• [INFORMATION SUPPLIED]
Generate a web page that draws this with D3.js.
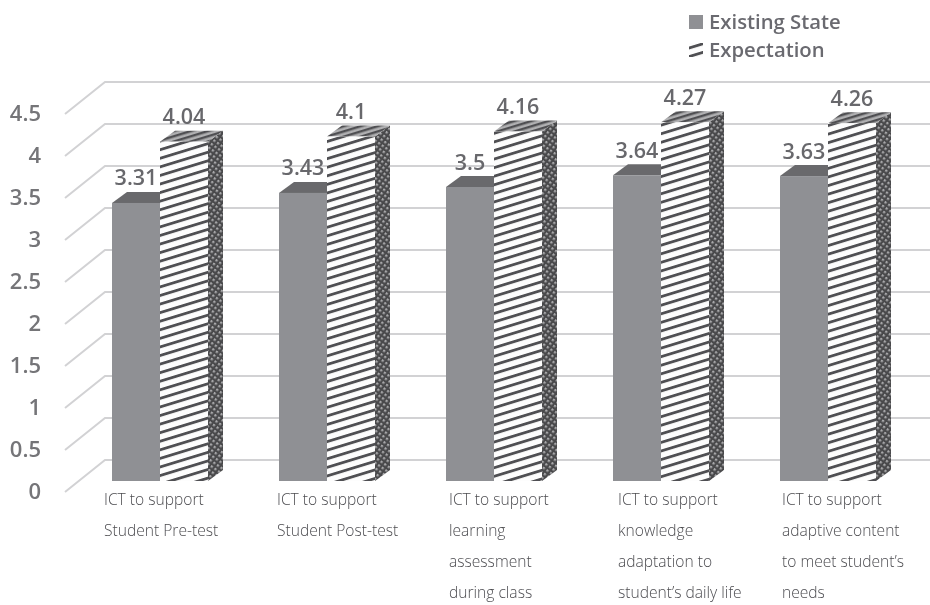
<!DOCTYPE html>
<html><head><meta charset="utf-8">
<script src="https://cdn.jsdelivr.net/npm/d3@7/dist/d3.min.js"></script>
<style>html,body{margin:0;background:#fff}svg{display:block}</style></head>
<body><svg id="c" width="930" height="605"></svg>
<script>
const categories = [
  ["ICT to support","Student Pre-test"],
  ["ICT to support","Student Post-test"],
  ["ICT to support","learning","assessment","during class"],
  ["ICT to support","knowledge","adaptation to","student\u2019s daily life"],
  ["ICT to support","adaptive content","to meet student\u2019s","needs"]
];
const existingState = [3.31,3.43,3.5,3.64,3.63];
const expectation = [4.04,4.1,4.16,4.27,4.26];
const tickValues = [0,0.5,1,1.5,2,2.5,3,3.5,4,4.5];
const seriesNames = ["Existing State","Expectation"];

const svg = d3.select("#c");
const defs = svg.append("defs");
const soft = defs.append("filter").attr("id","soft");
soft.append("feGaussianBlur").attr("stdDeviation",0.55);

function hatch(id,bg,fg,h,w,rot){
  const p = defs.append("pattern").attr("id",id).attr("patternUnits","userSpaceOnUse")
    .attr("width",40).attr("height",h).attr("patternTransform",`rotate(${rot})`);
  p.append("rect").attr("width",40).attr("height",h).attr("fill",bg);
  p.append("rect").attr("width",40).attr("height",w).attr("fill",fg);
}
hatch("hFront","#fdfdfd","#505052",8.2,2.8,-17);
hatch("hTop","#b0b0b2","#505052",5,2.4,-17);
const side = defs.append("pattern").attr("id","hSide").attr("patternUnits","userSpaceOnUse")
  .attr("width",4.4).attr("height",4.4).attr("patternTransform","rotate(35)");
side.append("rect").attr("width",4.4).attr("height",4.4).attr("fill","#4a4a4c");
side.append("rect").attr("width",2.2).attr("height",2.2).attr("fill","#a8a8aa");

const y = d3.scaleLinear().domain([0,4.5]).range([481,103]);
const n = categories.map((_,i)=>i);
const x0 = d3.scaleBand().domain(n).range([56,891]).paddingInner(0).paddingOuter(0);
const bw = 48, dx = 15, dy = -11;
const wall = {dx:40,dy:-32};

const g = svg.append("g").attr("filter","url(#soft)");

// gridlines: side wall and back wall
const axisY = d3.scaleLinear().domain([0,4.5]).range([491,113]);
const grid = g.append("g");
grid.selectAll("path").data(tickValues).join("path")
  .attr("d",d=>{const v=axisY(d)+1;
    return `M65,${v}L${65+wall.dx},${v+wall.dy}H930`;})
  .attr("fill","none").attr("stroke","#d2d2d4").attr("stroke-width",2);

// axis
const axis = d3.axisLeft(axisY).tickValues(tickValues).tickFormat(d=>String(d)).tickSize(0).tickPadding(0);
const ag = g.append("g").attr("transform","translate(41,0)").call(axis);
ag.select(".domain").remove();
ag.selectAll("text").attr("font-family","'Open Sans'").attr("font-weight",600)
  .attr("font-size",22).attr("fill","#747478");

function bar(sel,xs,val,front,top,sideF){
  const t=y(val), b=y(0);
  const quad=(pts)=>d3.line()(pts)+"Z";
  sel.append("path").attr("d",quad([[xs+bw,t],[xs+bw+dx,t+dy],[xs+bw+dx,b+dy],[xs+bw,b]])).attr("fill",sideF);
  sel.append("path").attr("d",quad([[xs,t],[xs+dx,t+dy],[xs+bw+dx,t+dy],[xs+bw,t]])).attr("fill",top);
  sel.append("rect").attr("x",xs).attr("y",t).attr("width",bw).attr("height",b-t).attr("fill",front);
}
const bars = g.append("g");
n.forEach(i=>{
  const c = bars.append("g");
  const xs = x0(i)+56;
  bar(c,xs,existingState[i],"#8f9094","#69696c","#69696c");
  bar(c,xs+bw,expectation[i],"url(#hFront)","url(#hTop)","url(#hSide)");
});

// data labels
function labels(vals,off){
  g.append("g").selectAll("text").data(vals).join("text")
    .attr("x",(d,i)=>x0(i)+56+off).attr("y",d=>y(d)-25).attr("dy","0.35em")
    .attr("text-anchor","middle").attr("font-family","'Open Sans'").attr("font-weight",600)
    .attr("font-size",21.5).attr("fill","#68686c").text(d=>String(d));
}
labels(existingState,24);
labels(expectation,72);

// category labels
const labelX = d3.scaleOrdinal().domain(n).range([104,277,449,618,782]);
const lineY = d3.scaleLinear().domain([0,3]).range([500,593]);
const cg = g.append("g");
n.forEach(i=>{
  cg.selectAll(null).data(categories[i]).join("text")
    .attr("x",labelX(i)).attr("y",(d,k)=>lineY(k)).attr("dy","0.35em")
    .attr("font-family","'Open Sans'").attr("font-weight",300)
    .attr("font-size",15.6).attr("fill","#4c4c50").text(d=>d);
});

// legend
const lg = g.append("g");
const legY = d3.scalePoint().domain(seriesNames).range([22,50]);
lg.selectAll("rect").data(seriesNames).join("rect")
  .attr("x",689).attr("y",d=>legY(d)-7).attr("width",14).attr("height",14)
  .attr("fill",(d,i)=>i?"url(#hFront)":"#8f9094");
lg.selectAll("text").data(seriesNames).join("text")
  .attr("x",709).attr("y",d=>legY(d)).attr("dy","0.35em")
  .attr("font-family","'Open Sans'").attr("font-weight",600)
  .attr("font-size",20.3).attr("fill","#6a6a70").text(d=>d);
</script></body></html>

• [WHAT THE TASK ASKS] Give back the whole listing as it stands, minus its pictures.

• [RESPONSE TO THIS TASK]
Generate a web page that draws this with D3.js.
<!DOCTYPE html>
<html><head><meta charset="utf-8">
<script src="https://cdn.jsdelivr.net/npm/d3@7/dist/d3.min.js"></script>
<style>html,body{margin:0;background:#fff}svg{display:block}</style></head>
<body><svg id="c" width="930" height="605"></svg>
<script>
const categories = [
  ["ICT to support","Student Pre-test"],
  ["ICT to support","Student Post-test"],
  ["ICT to support","learning","assessment","during class"],
  ["ICT to support","knowledge","adaptation to","student\u2019s daily life"],
  ["ICT to support","adaptive content","to meet student\u2019s","needs"]
];
const existingState = [3.31,3.43,3.5,3.64,3.63];
const expectation = [4.04,4.1,4.16,4.27,4.26];
const tickValues = [0,0.5,1,1.5,2,2.5,3,3.5,4,4.5];
const seriesNames = ["Existing State","Expectation"];

const svg = d3.select("#c");
const defs = svg.append("defs");
const soft = defs.append("filter").attr("id","soft");
soft.append("feGaussianBlur").attr("stdDeviation",0.55);

function hatch(id,bg,fg,h,w,rot){
  const p = defs.append("pattern").attr("id",id).attr("patternUnits","userSpaceOnUse")
    .attr("width",40).attr("height",h).attr("patternTransform",`rotate(${rot})`);
  p.append("rect").attr("width",40).attr("height",h).attr("fill",bg);
  p.append("rect").attr("width",40).attr("height",w).attr("fill",fg);
}
hatch("hFront","#fdfdfd","#505052",8.2,2.8,-17);
hatch("hTop","#b0b0b2","#505052",5,2.4,-17);
const side = defs.append("pattern").attr("id","hSide").attr("patternUnits","userSpaceOnUse")
  .attr("width",4.4).attr("height",4.4).attr("patternTransform","rotate(35)");
side.append("rect").attr("width",4.4).attr("height",4.4).attr("fill","#4a4a4c");
side.append("rect").attr("width",2.2).attr("height",2.2).attr("fill","#a8a8aa");

const y = d3.scaleLinear().domain([0,4.5]).range([481,103]);
const n = categories.map((_,i)=>i);
const x0 = d3.scaleBand().domain(n).range([56,891]).paddingInner(0).paddingOuter(0);
const bw = 48, dx = 15, dy = -11;
const wall = {dx:40,dy:-32};

const g = svg.append("g").attr("filter","url(#soft)");

// gridlines: side wall and back wall
const axisY = d3.scaleLinear().domain([0,4.5]).range([491,113]);
const grid = g.append("g");
grid.selectAll("path").data(tickValues).join("path")
  .attr("d",d=>{const v=axisY(d)+1;
    return `M65,${v}L${65+wall.dx},${v+wall.dy}H930`;})
  .attr("fill","none").attr("stroke","#d2d2d4").attr("stroke-width",2);

// axis
const axis = d3.axisLeft(axisY).tickValues(tickValues).tickFormat(d=>String(d)).tickSize(0).tickPadding(0);
const ag = g.append("g").attr("transform","translate(41,0)").call(axis);
ag.select(".domain").remove();
ag.selectAll("text").attr("font-family","'Open Sans'").attr("font-weight",600)
  .attr("font-size",22).attr("fill","#747478");

function bar(sel,xs,val,front,top,sideF){
  const t=y(val), b=y(0);
  const quad=(pts)=>d3.line()(pts)+"Z";
  sel.append("path").attr("d",quad([[xs+bw,t],[xs+bw+dx,t+dy],[xs+bw+dx,b+dy],[xs+bw,b]])).attr("fill",sideF);
  sel.append("path").attr("d",quad([[xs,t],[xs+dx,t+dy],[xs+bw+dx,t+dy],[xs+bw,t]])).attr("fill",top);
  sel.append("rect").attr("x",xs).attr("y",t).attr("width",bw).attr("height",b-t).attr("fill",front);
}
const bars = g.append("g");
n.forEach(i=>{
  const c = bars.append("g");
  const xs = x0(i)+56;
  bar(c,xs,existingState[i],"#8f9094","#69696c","#69696c");
  bar(c,xs+bw,expectation[i],"url(#hFront)","url(#hTop)","url(#hSide)");
});

// data labels
function labels(vals,off){
  g.append("g").selectAll("text").data(vals).join("text")
    .attr("x",(d,i)=>x0(i)+56+off).attr("y",d=>y(d)-25).attr("dy","0.35em")
    .attr("text-anchor","middle").attr("font-family","'Open Sans'").attr("font-weight",600)
    .attr("font-size",21.5).attr("fill","#68686c").text(d=>String(d));
}
labels(existingState,24);
labels(expectation,72);

// category labels
const labelX = d3.scaleOrdinal().domain(n).range([104,277,449,618,782]);
const lineY = d3.scaleLinear().domain([0,3]).range([500,593]);
const cg = g.append("g");
n.forEach(i=>{
  cg.selectAll(null).data(categories[i]).join("text")
    .attr("x",labelX(i)).attr("y",(d,k)=>lineY(k)).attr("dy","0.35em")
    .attr("font-family","'Open Sans'").attr("font-weight",300)
    .attr("font-size",15.6).attr("fill","#4c4c50").text(d=>d);
});

// legend
const lg = g.append("g");
const legY = d3.scalePoint().domain(seriesNames).range([22,50]);
lg.selectAll("rect").data(seriesNames).join("rect")
  .attr("x",689).attr("y",d=>legY(d)-7).attr("width",14).attr("height",14)
  .attr("fill",(d,i)=>i?"url(#hFront)":"#8f9094");
lg.selectAll("text").data(seriesNames).join("text")
  .attr("x",709).attr("y",d=>legY(d)).attr("dy","0.35em")
  .attr("font-family","'Open Sans'").attr("font-weight",600)
  .attr("font-size",20.3).attr("fill","#6a6a70").text(d=>d);
</script></body></html>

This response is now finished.